Primary LanguagePythonMIT LicenseMIT

gym-numpad

Install

pip install -U git+https://github.com/jeakwon/gym-numpad

gym-numpad test

import gym
import gym_numpad

env=gym.make('numpad2x2_test-v0')
for episode in range(2):
    env.reset()
    t, score = 0, 0
    while True:
        action = env.action_space.sample()
        obs, reward, done, info =env.step(action)
        env.render(mode='human')
        t+=1
        score+=reward
        print(t, score, obs, reward, done, info, end='\r')
        if done:
            break

gym-numpad + sb3 RecurrentPPO

import gym
import gym_numpad
from sb3_contrib import RecurrentPPO

model = RecurrentPPO("MlpLstmPolicy", 'numpad2x2_test-v0', verbose=1)
env = model.get_env()

for episode in range(5):
    t, score, done, lstm_states = 0, 0, False, None
    obs = env.reset()
    while True:
        action, lstm_states = model.predict(obs, state=lstm_states)
        obs, reward, done, info = env.step(action)
        
        t+=1
        score+=reward
        print(t, score, obs, reward, done, info, end='\r')
        # env.render(mode='human')
        if done:
            break

model.learn(10000)

for episode in range(5):
    t, score, done, lstm_states = 0, 0, False, None
    obs = env.reset()
    while True:
        action, lstm_states = model.predict(obs, state=lstm_states)
        obs, reward, done, info = env.step(action)
        
        t+=1
        score+=reward
        # env.render(mode='human')
        print(t, score, obs, reward, done, info, end='\r')
        if done:
            print(t, score, obs, reward, done, info)
            break

gym-numpad + sb3 RecurrentPPO + n_envs

import gym_numpad
import numpy as np
from sb3_contrib import RecurrentPPO
from stable_baselines3.common.env_util import make_vec_env


n_envs = 4
env = make_vec_env("numpad2x2_test-v0", n_envs=n_envs)
model = RecurrentPPO("MlpLstmPolicy", env, verbose=1)

env = model.get_env()
obs = env.reset()

lstm_states = None
episode_starts = np.ones((n_envs,), dtype=bool)
while True:
    action, lstm_states = model.predict(obs, state=lstm_states, episode_start=episode_starts, deterministic=False)
    obs, rewards, dones, info = env.step(action)
    episode_starts = dones
    env.render()

gym-numpad + sb3 RecurrentPPO + n_envs + training

import gym
import gym_numpad

import numpy as np
from sb3_contrib import RecurrentPPO
from stable_baselines3.common.env_util import make_vec_env

# Parallel environments
n_envs=4
env = make_vec_env("numpad2x2_test-v0", n_envs=n_envs)

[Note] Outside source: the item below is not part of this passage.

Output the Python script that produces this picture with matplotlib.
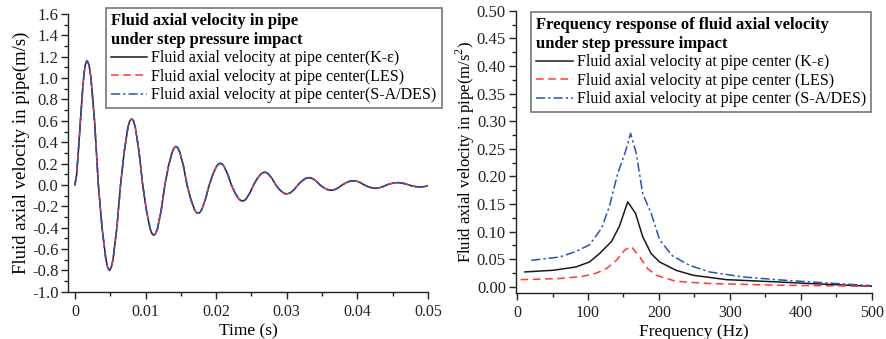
import matplotlib
matplotlib.use("Agg")
import matplotlib.pyplot as plt
from matplotlib.ticker import MultipleLocator, FormatStrFormatter, FuncFormatter

# time response, values (three models coincide)
time_s = [0.0, 0.00025, 0.0005, 0.0008, 0.0011, 0.0013, 0.0015, 0.00163, 0.00175,
          0.00201, 0.00227, 0.00280, 0.00332, 0.00384, 0.00437, 0.00463, 0.00489,
          0.00515, 0.00541, 0.00594, 0.00646, 0.00698, 0.00751, 0.00777, 0.00803,
          0.00829, 0.00855, 0.00908, 0.00960, 0.01012, 0.01065, 0.01091, 0.01117,
          0.01143, 0.01169, 0.01222, 0.01274, 0.01326, 0.01379, 0.01405, 0.01431,
          0.01457, 0.01483, 0.01536, 0.01588, 0.01640, 0.01693, 0.01719, 0.01745,
          0.01771, 0.01797, 0.01850, 0.01902, 0.01954, 0.02007, 0.02033, 0.02059,
          0.02085, 0.02111, 0.02164, 0.02216, 0.02268, 0.02321, 0.02347, 0.02373,
          0.02399, 0.02425, 0.02478, 0.02530, 0.02582, 0.02635, 0.02661, 0.02687,
          0.02713, 0.02739, 0.02792, 0.02844, 0.02896, 0.02949, 0.02975, 0.03001,
          0.03053, 0.03106, 0.03158, 0.03210, 0.03263, 0.03315,
          0.03367, 0.03420, 0.03472, 0.03524, 0.03577, 0.03629,
          0.03681, 0.03734, 0.03786, 0.03838, 0.03891, 0.03943,
          0.03995, 0.04048, 0.04100, 0.04152, 0.04205, 0.04257,
          0.04309, 0.04362, 0.04414, 0.04466, 0.04519, 0.04571,
          0.04623, 0.04676, 0.04728, 0.04780, 0.04833, 0.04885,
          0.04937, 0.05]
vel_ke = [0.0, 0.10, 0.33, 0.62, 0.90, 1.05, 1.13, 1.155, 1.16,
          1.12, 1.00, 0.58, 0.0, -0.40, -0.69, -0.77, -0.80,
          -0.77, -0.69, -0.40, 0.0, 0.31, 0.54, 0.60, 0.62,
          0.60, 0.54, 0.31, 0.0, -0.235, -0.41, -0.455, -0.47,
          -0.455, -0.41, -0.235, 0.0, 0.18, 0.31, 0.348, 0.36,
          0.348, 0.31, 0.18, 0.0, -0.13, -0.23, -0.256, -0.265,
          -0.256, -0.23, -0.13, 0.0, 0.10, 0.176, 0.196, 0.203,
          0.196, 0.176, 0.10, 0.0, -0.075, -0.13, -0.145, -0.15,
          -0.145, -0.13, -0.075, 0.0, 0.06, 0.103, 0.115, 0.119,
          0.115, 0.103, 0.06, 0.0, -0.042, -0.073, -0.081, -0.084,
          -0.073, -0.042, 0.0, 0.035, 0.06, 0.069,
          0.06, 0.035, 0.0, -0.025, -0.043, -0.05,
          -0.043, -0.025, 0.0, 0.02, 0.035, 0.04,
          0.035, 0.02, 0.0, -0.016, -0.027, -0.031,
          -0.027, -0.016, 0.0, 0.011, 0.019, 0.022,
          0.019, 0.011, 0.0, -0.01, -0.016, -0.019,
          -0.016, -0.009]
vel_les = list(vel_ke)
vel_sa = list(vel_ke)

# frequency response
freq_ke = [11, 51, 83, 102, 116, 133, 144, 156, 167, 177, 189, 201, 224, 248, 295, 365, 412, 500]
amp_ke = [0.027, 0.030, 0.036, 0.045, 0.060, 0.082, 0.109, 0.154, 0.133, 0.091, 0.060, 0.045,
          0.030, 0.021, 0.013, 0.009, 0.006, 0.001]
freq_les = [5, 60, 93, 112, 126, 140, 152, 161, 173, 184, 196, 224, 271, 365, 500]
amp_les = [0.013, 0.015, 0.019, 0.025, 0.033, 0.048, 0.067, 0.073, 0.054, 0.033, 0.021,
           0.010, 0.006, 0.003, 0.001]
freq_sa = [20, 60, 83, 102, 119, 130, 142, 152, 160, 168, 177, 189, 201, 219, 243, 271, 318,
           365, 412, 500]
amp_sa = [0.048, 0.054, 0.064, 0.076, 0.106, 0.145, 0.206, 0.242, 0.278, 0.242, 0.169, 0.133,
          0.085, 0.056, 0.039, 0.027, 0.018, 0.013, 0.009, 0.002]

labels_time = ["Fluid axial velocity at pipe center(K-\u03b5)",
               "Fluid axial velocity at pipe center(LES)",
               "Fluid axial velocity at pipe center(S-A/DES)"]
labels_freq = ["Fluid axial velocity at pipe center (K-\u03b5)",
               "Fluid axial velocity at pipe center (LES)",
               "Fluid axial velocity at pipe center (S-A/DES)"]

plt.rcParams["font.family"] = ["Liberation Serif", "DejaVu Serif"]
plt.rcParams["mathtext.fontset"] = "custom"
plt.rcParams["mathtext.rm"] = "Liberation Serif"
plt.rcParams["axes.unicode_minus"] = False

BLACK = "#1a1a1a"
RED = "#ff3838"
BLUE = "#3050b0"
dash_red = (0, (5, 3))
dash_blue = (0, (6, 2, 1.5, 2))

fig = plt.figure(figsize=(8.86, 3.39), dpi=100)
ax1 = fig.add_axes([0.077, 0.139, 0.406, 0.820])
ax2 = fig.add_axes([0.582, 0.136, 0.402, 0.832])


def style_axes(ax):
    for side in ("top", "right"):
        ax.spines[side].set_visible(False)
    for side in ("left", "bottom"):
        ax.spines[side].set_linewidth(1.0)
        ax.spines[side].set_color("#222222")
    ax.tick_params(which="major", direction="out", length=5, width=1, colors="#222222")
    ax.tick_params(which="minor", direction="out", length=3, width=1, colors="#222222")
    ax.tick_params(axis="y", labelsize=12, pad=2)
    ax.tick_params(axis="x", labelsize=11.5, pad=4)


def style_legend(leg):
    leg.get_frame().set_edgecolor("#555555")
    leg.get_frame().set_linewidth(1.2)
    leg.get_title().set_linespacing(1.25)


# left: time response
ax1.plot(time_s, vel_ke, color=BLACK, lw=1.1, label=labels_time[0])
ax1.plot(time_s, vel_les, color=RED, lw=1.1, linestyle=dash_red, label=labels_time[1])
ax1.plot(time_s, vel_sa, color=BLUE, lw=1.1, linestyle=dash_blue, label=labels_time[2])
ax1.set_xlim(-0.00095, 0.05)
ax1.set_ylim(-1.0, 1.6)
ax1.xaxis.set_major_locator(MultipleLocator(0.01))
ax1.xaxis.set_minor_locator(MultipleLocator(0.005))
ax1.yaxis.set_major_locator(MultipleLocator(0.2))
ax1.yaxis.set_minor_locator(MultipleLocator(0.1))
ax1.xaxis.set_major_formatter(FuncFormatter(lambda v, p: "%g" % round(v, 4)))
ax1.yaxis.set_major_formatter(FormatStrFormatter("%.1f"))
style_axes(ax1)
ax1.set_xlabel("Time (s)", fontsize=12.5, labelpad=2)
ax1.set_ylabel("Fluid axial velocity in pipe(m/s)", fontsize=13.5, labelpad=1.5)

leg1 = ax1.legend(loc="upper left", bbox_to_anchor=(0.1196, 0.9764),
                  bbox_transform=fig.transFigure,
                  title="Fluid axial velocity in pipe\nunder step pressure impact",
                  title_fontproperties={"weight": "bold", "size": 12},
                  alignment="left", fontsize=11.5, frameon=True, fancybox=False,
                  handlelength=2.3, handletextpad=0.25, labelspacing=0.16,
                  borderpad=0.3, borderaxespad=0)
style_legend(leg1)

# right: frequency response
ax2.plot(freq_ke, amp_ke, color=BLACK, lw=1.1, label=labels_freq[0])
ax2.plot(freq_les, amp_les, color=RED, lw=1.1, linestyle=dash_red, label=labels_freq[1])
ax2.plot(freq_sa, amp_sa, color=BLUE, lw=1.1, linestyle=dash_blue, label=labels_freq[2])
ax2.set_xlim(-2, 500)
ax2.set_ylim(-0.011, 0.5)
ax2.xaxis.set_major_locator(MultipleLocator(100))
ax2.xaxis.set_minor_locator(MultipleLocator(50))
ax2.yaxis.set_major_locator(MultipleLocator(0.05))
ax2.yaxis.set_minor_locator(MultipleLocator(0.025))
ax2.xaxis.set_major_formatter(FormatStrFormatter("%d"))
ax2.yaxis.set_major_formatter(FormatStrFormatter("%.2f"))
style_axes(ax2)
ax2.set_xlabel("Frequency (Hz)", fontsize=12.5, labelpad=2)
ax2.set_ylabel("Fluid axial velocity in pipe(m/s$^{2}$)", fontsize=12, labelpad=0)

leg2 = ax2.legend(loc="upper left", bbox_to_anchor=(0.5993, 0.9646),
                  bbox_transform=fig.transFigure,
                  title="Frequency response of fluid axial velocity\nunder step pressure impact",
                  title_fontproperties={"weight": "bold", "size": 12},
                  alignment="left", fontsize=11.5, frameon=True, fancybox=False,
                  handlelength=2.3, handletextpad=0.25, labelspacing=0.16,
                  borderpad=0.3, borderaxespad=0)
style_legend(leg2)

fig.savefig("out.png", dpi=100)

model = RecurrentPPO("MlpLstmPolicy", env, verbose=1)
model.learn(total_timesteps=25000)
model.save("rppo_numpad2x2_test")

del model # remove to demonstrate saving and loading

model = RecurrentPPO.load("rppo_numpad2x2_test")

obs = env.reset()

lstm_states = None
episode_starts = np.ones((n_envs,), dtype=bool)
while True:
    action, lstm_states = model.predict(obs, state=lstm_states, episode_start=episode_starts, deterministic=False)
    obs, rewards, dones, info = env.step(action)
    episode_starts = dones
    env.render()